Context More mental contortions today to understand how sqlalchemy, pandas and database sessions fit together. I got the data into postgres finally, but without cleaning it. But still, phew, it works.

Modules Organization ¶

In the sps package, I have:

__init__.py
database.py
models.py
stoneland.py
utils.py

__init__.py I moved all the functions into utils.py so here it’s just initializing logging and importing all relevant modules. I will need to clean this up to make a nice API to the package. It’s very messy right now.

database.py This has two methods - connect and session_scope.

connect: This returns a sqlalchemy engine object with configuration loaded from app_config.yml session_scope: This is used to create a session with the database while completing a transaction.

models.py This has three models right now - Item, Color, Location. These translate to tables in postgres.

Item: Contains one row per product. This is not being used right now, since I set my table as “inventory”. Color: Contains color names. Will be used in the Item table to ‘tag’ each product. Not being used right now. Location: Contains location names, including fabricators where we keep slabs for display.

Inventory: This model was created by pandas, when I used its ‘to_sql’ method. This is not defined in models.py and the data in here is not clean.

stoneland.py Added a method report_to_db, which is basically a wrapper around the ‘to_sql’ pandas method. It takes a database_name (although now that I’m thinking about it, it used it as a table name), an sqlalchemy engine object, and the pandas dataframe that needs to be inserted into the postgres db. I also have ‘if_exists’ set to replace, so each time I run it, it drops the old table completely.

utils.py Moved random utility methods that had cropped up into this module.

Current Situation ¶

I create a run.py in the root of the directory and fill it with the content below. It seems like an ugly mix of objects and methods, not at all intuitive. Will need

I’ve also mapped out how the pandas dataframe will map to the postgres database, but haven’t implemented it yet. I suspect it would be easiest to make changes to dataframe and then insert it. Don’t want to manipulate the data once it’s in db.

import sps

# Create a Stoneland object
stl = sps.Stoneland()

# Gets inventory in a pandas dataframe
inventory = stl.inventory_report()

base = sps.models.base

dbengine = sps.database.connect()

sps.models.base.metadata.create_all(dbengine)

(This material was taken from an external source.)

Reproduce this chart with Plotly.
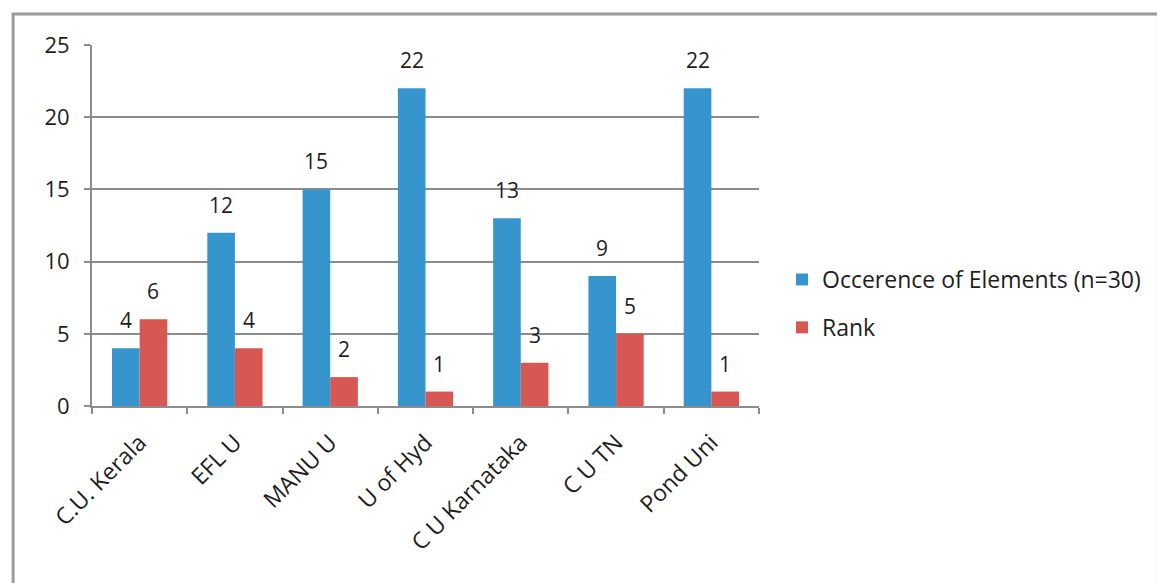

with session_scope(dbengine) as sesh:
  stl.report_to_db(sesh, inventory)

Next Steps ¶

Need to investigate how to enter pandas data into an existing postgres schema.
Need to clean up data the pandas data to only relevant data with correct headers.
Need to clean up API for cleaner object and methods access. This could involve wrapping existing methods into a class, or perhaps wrapping them up in neat methods.